-- Begin Dataset excerpt --

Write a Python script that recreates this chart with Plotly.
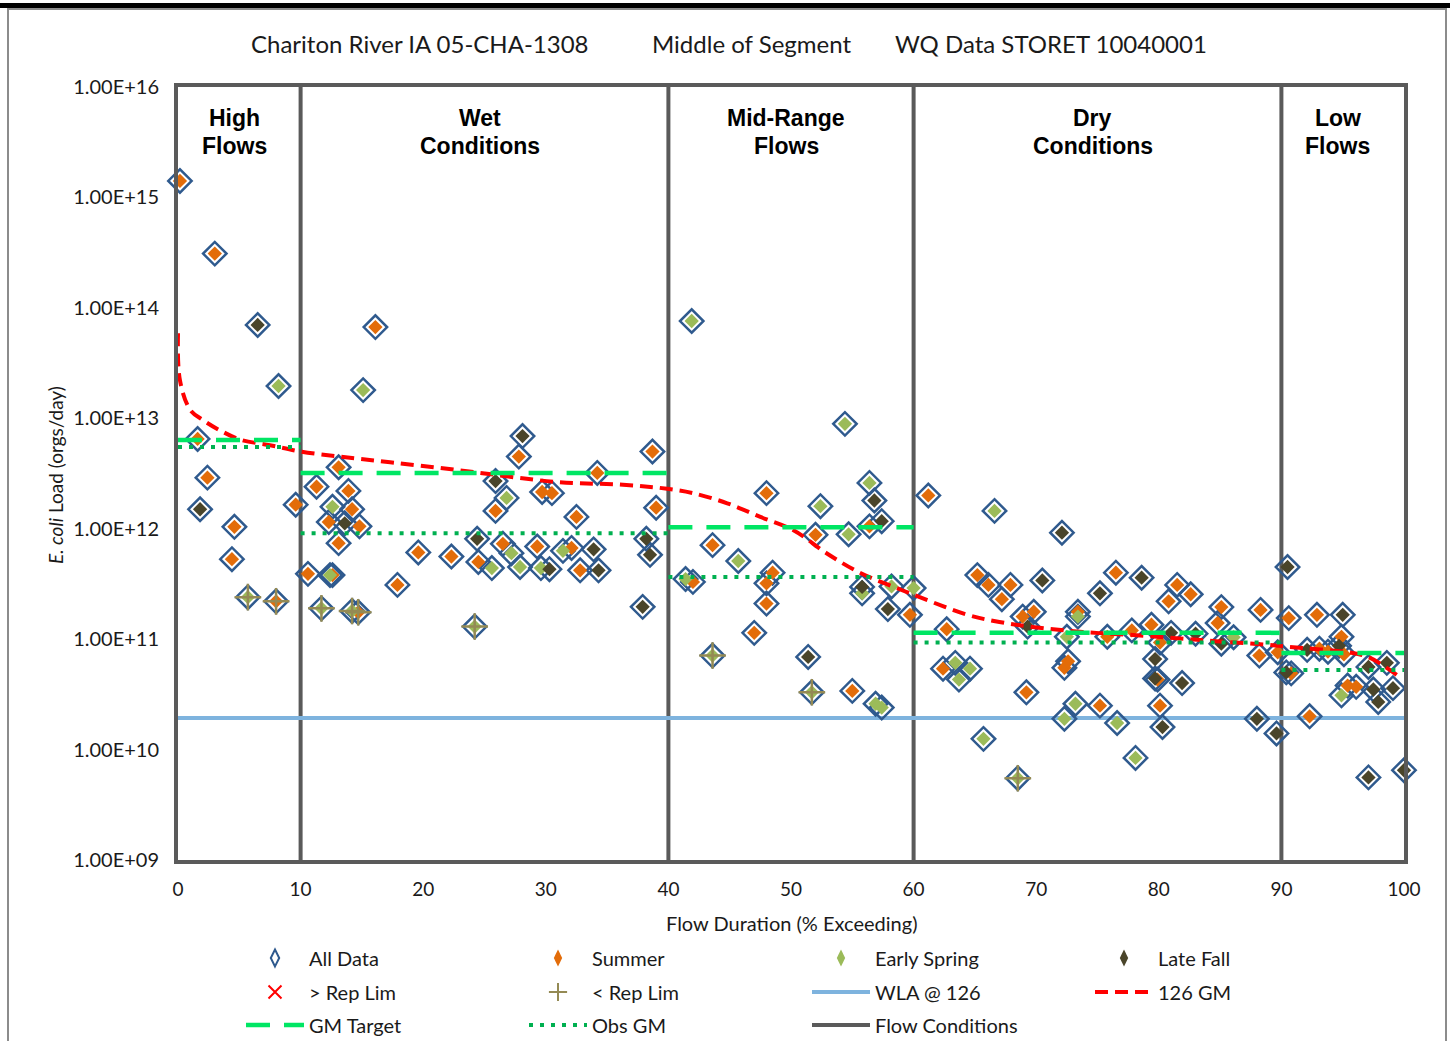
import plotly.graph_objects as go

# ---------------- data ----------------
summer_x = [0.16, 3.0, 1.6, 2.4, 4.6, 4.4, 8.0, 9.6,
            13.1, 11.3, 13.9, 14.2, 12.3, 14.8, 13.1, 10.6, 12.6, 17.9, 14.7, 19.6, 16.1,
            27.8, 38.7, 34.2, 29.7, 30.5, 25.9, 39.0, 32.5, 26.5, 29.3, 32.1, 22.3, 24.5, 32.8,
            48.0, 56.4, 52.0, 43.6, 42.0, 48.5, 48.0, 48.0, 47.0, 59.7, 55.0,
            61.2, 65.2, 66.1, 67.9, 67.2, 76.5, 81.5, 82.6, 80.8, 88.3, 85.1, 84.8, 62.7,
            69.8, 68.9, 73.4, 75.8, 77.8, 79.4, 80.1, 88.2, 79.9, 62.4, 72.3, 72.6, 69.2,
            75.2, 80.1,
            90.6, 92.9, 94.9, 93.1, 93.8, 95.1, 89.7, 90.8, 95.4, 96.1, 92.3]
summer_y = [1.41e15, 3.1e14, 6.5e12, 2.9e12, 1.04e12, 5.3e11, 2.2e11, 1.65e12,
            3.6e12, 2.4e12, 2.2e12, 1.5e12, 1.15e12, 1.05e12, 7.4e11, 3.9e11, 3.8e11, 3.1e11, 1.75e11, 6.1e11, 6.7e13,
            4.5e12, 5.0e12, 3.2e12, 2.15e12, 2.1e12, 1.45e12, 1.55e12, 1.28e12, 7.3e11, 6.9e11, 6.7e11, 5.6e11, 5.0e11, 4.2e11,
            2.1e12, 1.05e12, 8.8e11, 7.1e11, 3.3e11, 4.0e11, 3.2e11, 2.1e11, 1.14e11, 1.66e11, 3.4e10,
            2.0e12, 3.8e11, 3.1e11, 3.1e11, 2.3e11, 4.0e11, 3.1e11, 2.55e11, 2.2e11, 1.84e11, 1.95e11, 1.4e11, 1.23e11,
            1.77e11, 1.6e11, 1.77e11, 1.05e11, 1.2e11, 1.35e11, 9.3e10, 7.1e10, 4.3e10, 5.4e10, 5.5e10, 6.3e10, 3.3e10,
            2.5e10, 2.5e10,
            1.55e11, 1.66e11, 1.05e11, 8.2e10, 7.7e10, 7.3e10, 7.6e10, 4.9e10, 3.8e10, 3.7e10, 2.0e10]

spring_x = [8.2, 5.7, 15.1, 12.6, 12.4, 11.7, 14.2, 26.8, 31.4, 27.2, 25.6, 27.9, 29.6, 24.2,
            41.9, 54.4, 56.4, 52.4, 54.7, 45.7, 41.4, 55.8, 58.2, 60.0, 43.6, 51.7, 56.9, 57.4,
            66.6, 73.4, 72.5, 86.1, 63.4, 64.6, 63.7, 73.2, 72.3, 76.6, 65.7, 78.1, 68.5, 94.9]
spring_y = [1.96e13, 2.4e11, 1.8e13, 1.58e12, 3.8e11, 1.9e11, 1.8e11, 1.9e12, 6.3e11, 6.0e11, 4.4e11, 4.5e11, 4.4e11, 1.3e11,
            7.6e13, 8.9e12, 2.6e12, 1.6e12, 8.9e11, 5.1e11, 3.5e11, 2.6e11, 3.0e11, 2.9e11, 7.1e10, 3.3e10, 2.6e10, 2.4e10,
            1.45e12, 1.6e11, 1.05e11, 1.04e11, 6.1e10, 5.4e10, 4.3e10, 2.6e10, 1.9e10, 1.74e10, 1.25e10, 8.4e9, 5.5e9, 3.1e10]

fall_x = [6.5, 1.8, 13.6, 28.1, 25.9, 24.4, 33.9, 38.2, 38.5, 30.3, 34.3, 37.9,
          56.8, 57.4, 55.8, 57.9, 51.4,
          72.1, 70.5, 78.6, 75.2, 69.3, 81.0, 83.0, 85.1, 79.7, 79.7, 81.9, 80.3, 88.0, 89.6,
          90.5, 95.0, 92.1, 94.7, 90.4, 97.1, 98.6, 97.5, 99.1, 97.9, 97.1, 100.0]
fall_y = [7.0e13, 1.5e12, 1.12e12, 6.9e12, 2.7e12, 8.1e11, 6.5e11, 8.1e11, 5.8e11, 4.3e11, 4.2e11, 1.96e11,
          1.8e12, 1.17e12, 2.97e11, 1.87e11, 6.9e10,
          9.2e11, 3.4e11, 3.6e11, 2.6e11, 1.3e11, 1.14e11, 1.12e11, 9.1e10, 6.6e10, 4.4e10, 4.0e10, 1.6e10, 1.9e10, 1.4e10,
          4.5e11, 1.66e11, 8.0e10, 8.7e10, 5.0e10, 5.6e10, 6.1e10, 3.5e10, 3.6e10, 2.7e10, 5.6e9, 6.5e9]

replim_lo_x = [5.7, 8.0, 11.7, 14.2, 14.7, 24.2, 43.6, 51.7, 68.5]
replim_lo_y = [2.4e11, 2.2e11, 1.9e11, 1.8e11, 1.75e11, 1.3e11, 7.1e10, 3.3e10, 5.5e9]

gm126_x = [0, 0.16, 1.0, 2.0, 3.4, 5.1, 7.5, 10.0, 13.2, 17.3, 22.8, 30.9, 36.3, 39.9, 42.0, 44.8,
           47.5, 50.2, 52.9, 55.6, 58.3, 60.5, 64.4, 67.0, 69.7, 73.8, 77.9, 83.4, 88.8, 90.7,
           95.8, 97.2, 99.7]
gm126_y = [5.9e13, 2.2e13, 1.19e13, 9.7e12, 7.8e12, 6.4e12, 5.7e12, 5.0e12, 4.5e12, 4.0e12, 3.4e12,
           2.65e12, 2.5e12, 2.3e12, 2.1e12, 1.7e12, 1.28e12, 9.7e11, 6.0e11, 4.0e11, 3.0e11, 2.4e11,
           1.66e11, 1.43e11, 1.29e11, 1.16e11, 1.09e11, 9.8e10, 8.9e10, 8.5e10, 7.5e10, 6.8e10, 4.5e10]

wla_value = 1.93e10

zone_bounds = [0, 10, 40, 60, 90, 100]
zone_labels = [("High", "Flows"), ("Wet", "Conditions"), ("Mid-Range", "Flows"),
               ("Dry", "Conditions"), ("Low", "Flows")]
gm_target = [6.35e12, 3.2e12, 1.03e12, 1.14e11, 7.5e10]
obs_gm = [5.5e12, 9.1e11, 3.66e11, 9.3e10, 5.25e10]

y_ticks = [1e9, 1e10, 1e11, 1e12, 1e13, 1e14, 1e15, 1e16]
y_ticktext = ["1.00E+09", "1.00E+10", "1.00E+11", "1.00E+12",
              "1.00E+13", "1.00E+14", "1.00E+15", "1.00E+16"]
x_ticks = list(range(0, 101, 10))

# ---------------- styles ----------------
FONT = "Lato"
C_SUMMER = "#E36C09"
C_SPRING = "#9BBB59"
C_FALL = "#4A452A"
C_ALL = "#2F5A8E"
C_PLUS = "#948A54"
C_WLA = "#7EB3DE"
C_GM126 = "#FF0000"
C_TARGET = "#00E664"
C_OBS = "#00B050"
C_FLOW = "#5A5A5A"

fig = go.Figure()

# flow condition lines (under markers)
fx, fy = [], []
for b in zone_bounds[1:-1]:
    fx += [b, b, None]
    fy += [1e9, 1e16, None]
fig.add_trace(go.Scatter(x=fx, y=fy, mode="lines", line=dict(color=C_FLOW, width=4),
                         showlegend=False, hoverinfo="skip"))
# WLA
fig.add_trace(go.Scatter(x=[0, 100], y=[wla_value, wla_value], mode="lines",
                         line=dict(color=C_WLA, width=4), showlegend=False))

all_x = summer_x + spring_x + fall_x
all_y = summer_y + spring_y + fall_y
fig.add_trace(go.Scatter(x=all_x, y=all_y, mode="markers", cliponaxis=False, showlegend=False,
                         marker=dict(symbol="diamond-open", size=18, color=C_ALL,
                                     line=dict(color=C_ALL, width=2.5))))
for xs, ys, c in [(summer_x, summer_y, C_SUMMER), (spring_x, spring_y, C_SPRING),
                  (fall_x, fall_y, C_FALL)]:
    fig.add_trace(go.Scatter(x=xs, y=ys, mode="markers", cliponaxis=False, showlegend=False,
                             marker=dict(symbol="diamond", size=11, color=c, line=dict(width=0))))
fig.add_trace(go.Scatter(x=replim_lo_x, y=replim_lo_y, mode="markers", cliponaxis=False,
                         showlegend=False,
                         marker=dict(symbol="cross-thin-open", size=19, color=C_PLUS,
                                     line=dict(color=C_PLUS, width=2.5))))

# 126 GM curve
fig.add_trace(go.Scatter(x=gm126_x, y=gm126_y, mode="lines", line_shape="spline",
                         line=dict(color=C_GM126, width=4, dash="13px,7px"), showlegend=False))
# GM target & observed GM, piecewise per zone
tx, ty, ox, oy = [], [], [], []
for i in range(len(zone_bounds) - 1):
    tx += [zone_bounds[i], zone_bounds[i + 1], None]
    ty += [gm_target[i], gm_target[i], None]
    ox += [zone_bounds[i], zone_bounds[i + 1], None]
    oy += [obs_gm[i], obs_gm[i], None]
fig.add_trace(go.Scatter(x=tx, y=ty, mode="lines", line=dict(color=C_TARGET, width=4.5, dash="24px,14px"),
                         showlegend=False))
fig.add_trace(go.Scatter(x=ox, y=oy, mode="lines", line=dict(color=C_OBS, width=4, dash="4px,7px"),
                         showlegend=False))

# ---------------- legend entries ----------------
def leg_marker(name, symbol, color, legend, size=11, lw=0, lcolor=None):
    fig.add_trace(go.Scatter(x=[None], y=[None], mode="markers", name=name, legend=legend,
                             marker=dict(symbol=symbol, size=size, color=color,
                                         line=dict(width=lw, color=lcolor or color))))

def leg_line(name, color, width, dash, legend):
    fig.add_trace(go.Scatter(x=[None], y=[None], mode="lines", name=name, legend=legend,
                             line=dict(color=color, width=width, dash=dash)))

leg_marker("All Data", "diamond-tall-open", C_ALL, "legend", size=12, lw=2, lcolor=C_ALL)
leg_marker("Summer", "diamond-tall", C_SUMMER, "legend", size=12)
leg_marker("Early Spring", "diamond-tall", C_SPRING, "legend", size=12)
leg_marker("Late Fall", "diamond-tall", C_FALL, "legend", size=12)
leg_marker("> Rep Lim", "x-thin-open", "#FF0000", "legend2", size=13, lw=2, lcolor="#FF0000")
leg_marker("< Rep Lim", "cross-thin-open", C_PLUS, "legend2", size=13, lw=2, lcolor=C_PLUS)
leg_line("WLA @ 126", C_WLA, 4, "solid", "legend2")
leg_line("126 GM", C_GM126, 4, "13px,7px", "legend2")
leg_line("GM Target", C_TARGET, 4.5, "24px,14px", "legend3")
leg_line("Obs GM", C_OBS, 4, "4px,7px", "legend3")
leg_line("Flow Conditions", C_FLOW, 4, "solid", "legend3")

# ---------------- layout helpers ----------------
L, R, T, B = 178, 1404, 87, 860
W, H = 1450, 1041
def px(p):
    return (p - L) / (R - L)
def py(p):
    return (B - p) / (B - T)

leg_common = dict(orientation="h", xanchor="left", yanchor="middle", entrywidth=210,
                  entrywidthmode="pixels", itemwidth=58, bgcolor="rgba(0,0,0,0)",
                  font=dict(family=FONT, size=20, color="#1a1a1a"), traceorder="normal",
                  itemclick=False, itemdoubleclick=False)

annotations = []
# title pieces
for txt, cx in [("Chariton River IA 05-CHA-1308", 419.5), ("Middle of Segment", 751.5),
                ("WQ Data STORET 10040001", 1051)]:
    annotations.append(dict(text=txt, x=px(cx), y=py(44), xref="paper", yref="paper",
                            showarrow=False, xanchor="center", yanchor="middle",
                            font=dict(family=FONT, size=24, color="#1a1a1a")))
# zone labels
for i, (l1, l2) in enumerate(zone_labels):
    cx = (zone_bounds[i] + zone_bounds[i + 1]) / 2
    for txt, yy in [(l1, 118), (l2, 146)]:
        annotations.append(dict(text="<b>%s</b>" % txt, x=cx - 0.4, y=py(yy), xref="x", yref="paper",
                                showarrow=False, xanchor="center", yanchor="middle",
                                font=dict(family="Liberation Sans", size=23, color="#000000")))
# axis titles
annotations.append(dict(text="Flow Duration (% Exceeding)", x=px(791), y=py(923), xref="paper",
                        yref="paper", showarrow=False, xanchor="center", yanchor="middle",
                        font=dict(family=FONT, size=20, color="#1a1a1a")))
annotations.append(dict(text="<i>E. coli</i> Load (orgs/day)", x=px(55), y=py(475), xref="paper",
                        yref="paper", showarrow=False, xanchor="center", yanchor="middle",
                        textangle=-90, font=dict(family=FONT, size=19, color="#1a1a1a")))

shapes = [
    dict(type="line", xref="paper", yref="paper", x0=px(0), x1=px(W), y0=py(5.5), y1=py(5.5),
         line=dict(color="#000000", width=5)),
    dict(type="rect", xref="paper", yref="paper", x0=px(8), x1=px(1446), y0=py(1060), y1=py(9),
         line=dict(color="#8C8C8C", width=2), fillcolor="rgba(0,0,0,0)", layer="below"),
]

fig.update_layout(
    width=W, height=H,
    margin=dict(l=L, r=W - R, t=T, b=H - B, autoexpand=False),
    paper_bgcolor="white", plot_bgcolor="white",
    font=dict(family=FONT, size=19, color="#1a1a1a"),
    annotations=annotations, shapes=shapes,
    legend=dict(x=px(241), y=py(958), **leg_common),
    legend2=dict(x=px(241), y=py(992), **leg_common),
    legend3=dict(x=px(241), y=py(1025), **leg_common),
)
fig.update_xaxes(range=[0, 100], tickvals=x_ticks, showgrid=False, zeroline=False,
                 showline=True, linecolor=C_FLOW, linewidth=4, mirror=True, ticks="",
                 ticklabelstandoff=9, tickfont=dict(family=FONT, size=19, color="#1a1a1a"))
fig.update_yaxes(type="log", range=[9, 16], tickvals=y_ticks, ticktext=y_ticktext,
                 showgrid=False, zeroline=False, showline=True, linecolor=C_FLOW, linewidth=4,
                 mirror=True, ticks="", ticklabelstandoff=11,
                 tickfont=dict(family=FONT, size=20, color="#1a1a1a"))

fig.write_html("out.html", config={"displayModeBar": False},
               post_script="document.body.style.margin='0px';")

-- End Dataset excerpt --

• Written request: Write down every line from the opening of the listing to the line with "import plotly.graph_objects as go", both included, and nothing else; the pictures are omitted.

• Expected output:
Write a Python script that recreates this chart with Plotly.
import plotly.graph_objects as go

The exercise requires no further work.